### EXERCISE INSTRUCTIONS
Write out the entries below exactly, starting at the first line and stopping after the line that contains "var yTicks = [0, 0.25, 0.5, 0.75, 1];"; skip all pictures.

___ RECORDS TO PROCESS

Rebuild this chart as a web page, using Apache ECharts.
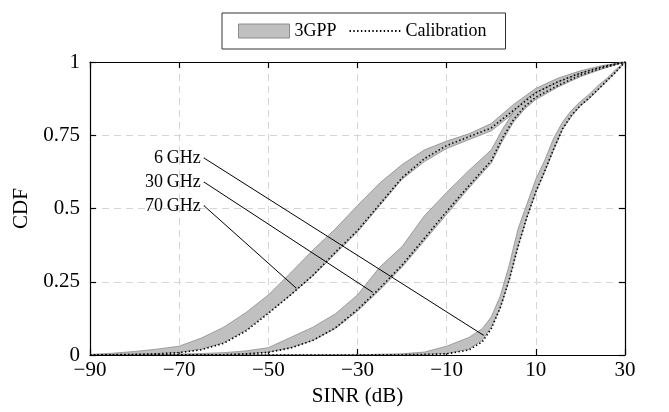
<!DOCTYPE html>
<html>
<head>
<meta charset="utf-8">
<script src="https://cdn.jsdelivr.net/npm/echarts@6/dist/echarts.min.js"></script>
<style>
  html, body { margin: 0; padding: 0; background: #fff; }
  #chart { width: 669px; height: 412px; }
</style>
</head>
<body>
<div id="chart"></div>
<script>
// SINR grid (dB) and CDF values
var xTicks = [-90, -70, -50, -30, -10, 10, 30];
var yTicks = [0, 0.25, 0.5, 0.75, 1];

// 70 GHz
var sinr70 = [-90, -85, -80, -75, -70, -65, -60, -55, -50, -45, -40, -35, -30, -25, -20, -15, -10, -5, 0, 5, 10, 15, 20, 25, 30];
var upper70 = [0.002, 0.006, 0.012, 0.02, 0.03, 0.058, 0.095, 0.145, 0.205, 0.28, 0.358, 0.43, 0.51, 0.587, 0.65, 0.7, 0.73, 0.755, 0.79, 0.855, 0.91, 0.945, 0.97, 0.988, 1];
var lower70 = [0, 0.001, 0.003, 0.005, 0.009, 0.02, 0.042, 0.085, 0.145, 0.205, 0.27, 0.345, 0.42, 0.51, 0.6, 0.66, 0.705, 0.735, 0.765, 0.825, 0.885, 0.925, 0.955, 0.98, 1];
var calib70 = [0, 0.001, 0.002, 0.004, 0.008, 0.018, 0.04, 0.082, 0.142, 0.205, 0.272, 0.35, 0.425, 0.515, 0.605, 0.67, 0.715, 0.745, 0.775, 0.835, 0.895, 0.933, 0.962, 0.984, 1];

// 30 GHz
var sinr30 = [-90, -80, -70, -65, -60, -55, -50, -45, -40, -35, -30, -25, -20, -15, -10, -5, 0, 2.5, 5, 7.5, 10, 15, 20, 25, 30];
var upper30 = [0, 0.001, 0.003, 0.005, 0.008, 0.014, 0.025, 0.06, 0.095, 0.14, 0.205, 0.3, 0.37, 0.475, 0.555, 0.63, 0.7, 0.77, 0.83, 0.87, 0.897, 0.932, 0.962, 0.985, 1];
var lower30 = [0, 0, 0.001, 0.001, 0.002, 0.004, 0.01, 0.025, 0.05, 0.09, 0.15, 0.222, 0.3, 0.39, 0.48, 0.57, 0.655, 0.73, 0.795, 0.84, 0.872, 0.915, 0.95, 0.977, 1];
var calib30 = [0, 0, 0.001, 0.001, 0.001, 0.004, 0.009, 0.024, 0.05, 0.092, 0.155, 0.228, 0.307, 0.398, 0.49, 0.578, 0.663, 0.74, 0.803, 0.848, 0.88, 0.92, 0.955, 0.98, 1];

// 6 GHz
var sinr6 = [-90, -60, -30, -20, -15, -10, -5, -2, 0, 2, 4, 6, 8, 10, 12, 14, 16, 18, 20, 22, 24, 26, 28, 30];
var upper6 = [0, 0, 0.001, 0.004, 0.01, 0.03, 0.06, 0.09, 0.13, 0.2, 0.305, 0.43, 0.515, 0.6, 0.665, 0.74, 0.795, 0.835, 0.865, 0.89, 0.92, 0.945, 0.975, 1];
var lower6 = [0, 0, 0, 0.001, 0.002, 0.005, 0.02, 0.05, 0.095, 0.16, 0.255, 0.37, 0.47, 0.555, 0.625, 0.7, 0.77, 0.815, 0.85, 0.875, 0.905, 0.935, 0.965, 1];
var calib6 = [0, 0, 0, 0.001, 0.002, 0.004, 0.017, 0.045, 0.09, 0.16, 0.255, 0.37, 0.47, 0.557, 0.628, 0.703, 0.772, 0.818, 0.852, 0.878, 0.907, 0.937, 0.967, 1];

// leader lines: label anchor -> point on band
var labels = ['6\u2009GHz', '30\u2009GHz', '70\u2009GHz'];
var leaderFrom = [[-64.4, 0.672], [-64.4, 0.59], [-64.4, 0.509]];
var leaderTo = [[-1.8, 0.068], [-26.7, 0.215], [-43.8, 0.229]];

var FONT = '"Liberation Serif", "DejaVu Serif", serif';

function pairs(xs, ys) {
  return xs.map(function (x, i) { return [x, ys[i]]; });
}

function bandSeries(xs, up, lo) {
  return {
    type: 'custom',
    name: '3GPP',
    clip: true,
    z: 2,
    itemStyle: { color: '#c0c0c0', borderColor: '#8c8c8c', borderWidth: 1 },
    data: [[xs[0], up[0]]],
    renderItem: function (params, api) {
      var pts = [];
      for (var i = 0; i < xs.length; i++) pts.push(api.coord([xs[i], up[i]]));
      for (var j = xs.length - 1; j >= 0; j--) pts.push(api.coord([xs[j], lo[j]]));
      return {
        type: 'polygon',
        shape: { points: pts },
        style: { fill: '#c0c0c0', stroke: '#8c8c8c', lineWidth: 0.8 }
      };
    }
  };
}

function calibSeries(xs, ys) {
  return {
    type: 'line',
    name: 'Calibration',
    symbol: 'none',
    z: 3,
    lineStyle: { color: '#000', width: 1.6, type: [1.4, 2.4] },
    itemStyle: { color: '#000' },
    data: pairs(xs, ys),
    silent: true
  };
}

var series = [
  bandSeries(sinr70, upper70, lower70),
  bandSeries(sinr30, upper30, lower30),
  bandSeries(sinr6, upper6, lower6),
  calibSeries(sinr70, calib70),
  calibSeries(sinr30, calib30),
  calibSeries(sinr6, calib6)
];

labels.forEach(function (txt, i) {
  series.push({
    type: 'line',
    name: 'leader' + i,
    z: 5,
    symbol: 'circle',
    symbolSize: 1,
    itemStyle: { color: '#000' },
    lineStyle: { color: '#000', width: 1 },
    data: [
      { value: leaderFrom[i], label: { show: true, position: 'left', distance: 3, formatter: txt,
        fontFamily: FONT, fontSize: 18, color: '#000' } },
      { value: leaderTo[i] }
    ],
    silent: true
  });
});

var axisLine = { show: true, onZero: false, lineStyle: { color: '#000', width: 1.2 } };
var tick = { show: true, inside: true, length: 6, lineStyle: { color: '#000', width: 1.2 } };
var grid = { show: true, lineStyle: { color: '#d6d6d6', width: 1, type: [7, 5] } };
var labelStyle = { color: '#000', fontFamily: FONT, fontSize: 21 };

var chart = echarts.init(document.getElementById('chart'));
chart.setOption({
  animation: false,
  backgroundColor: '#fff',
  legend: {
    left: 222,
    top: 13,
    padding: [9, 19, 9, 16],
    borderColor: '#333',
    borderWidth: 1,
    borderRadius: 0,
    itemWidth: 51,
    itemHeight: 14,
    itemGap: 12,
    selectedMode: false,
    textStyle: { color: '#000', fontFamily: FONT, fontSize: 18 },
    data: [
      { name: '3GPP', icon: 'rect', itemStyle: { color: '#c0c0c0', borderColor: '#8c8c8c', borderWidth: 1 } },
      { name: 'Calibration', itemStyle: { opacity: 0 } }
    ]
  },
  grid: { left: 90, right: 44, top: 62, bottom: 57 },
  xAxis: [{
    type: 'value', min: -90, max: 30, interval: 20, position: 'bottom',
    axisLine: axisLine, axisTick: tick, splitLine: grid,
    axisLabel: Object.assign({ margin: 5, formatter: function (v) { return String(v).replace('-', '\u2212'); } }, labelStyle),
    name: 'SINR (dB)', nameLocation: 'middle', nameGap: 30,
    nameTextStyle: labelStyle
  }, {
    type: 'value', min: -90, max: 30, interval: 20, position: 'top',
    axisLine: axisLine, axisTick: tick, splitLine: { show: false }, axisLabel: { show: false }
  }],
  yAxis: [{
    type: 'value', min: 0, max: 1, interval: 0.25,
    axisLine: axisLine, axisTick: tick, splitLine: grid,
    axisLabel: Object.assign({ margin: 10 }, labelStyle),
    name: 'CDF', nameLocation: 'middle', nameGap: 55,
    nameTextStyle: labelStyle
  }, {
    type: 'value', min: 0, max: 1, interval: 0.25, position: 'right',
    axisLine: axisLine, axisTick: tick, splitLine: { show: false }, axisLabel: { show: false }
  }],
  series: series
});
</script>
</body>
</html>
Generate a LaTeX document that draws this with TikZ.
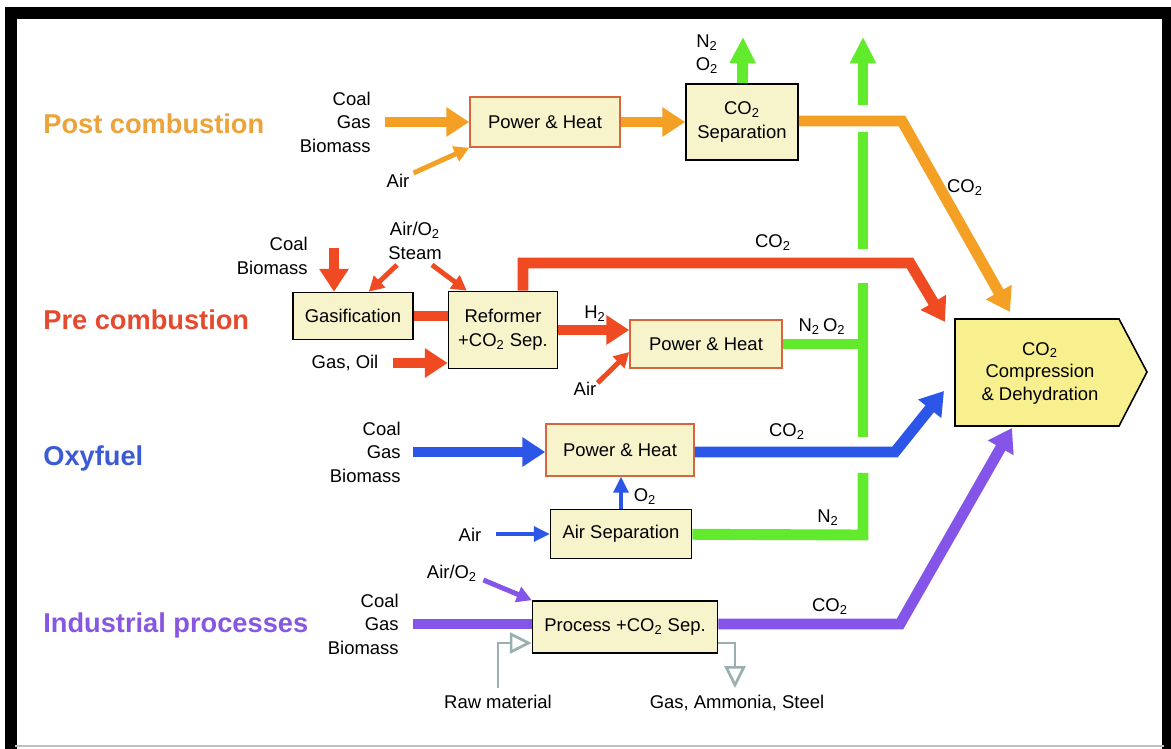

______

### SOLUTION FOR THIS EXERCISE
Rebuild this chart as a web page, using Apache ECharts.
<!DOCTYPE html>
<html>
<head>
<meta charset="utf-8">
<script src="https://cdn.jsdelivr.net/npm/echarts@6/dist/echarts.min.js"></script>
<style>
  html, body { margin: 0; padding: 0; background: #fff; }
  #chart { width: 669px; height: 412px; }
</style>
</head>
<body>
<div id="chart"></div>
<script>
// SINR grid (dB) and CDF values
var xTicks = [-90, -70, -50, -30, -10, 10, 30];
var yTicks = [0, 0.25, 0.5, 0.75, 1];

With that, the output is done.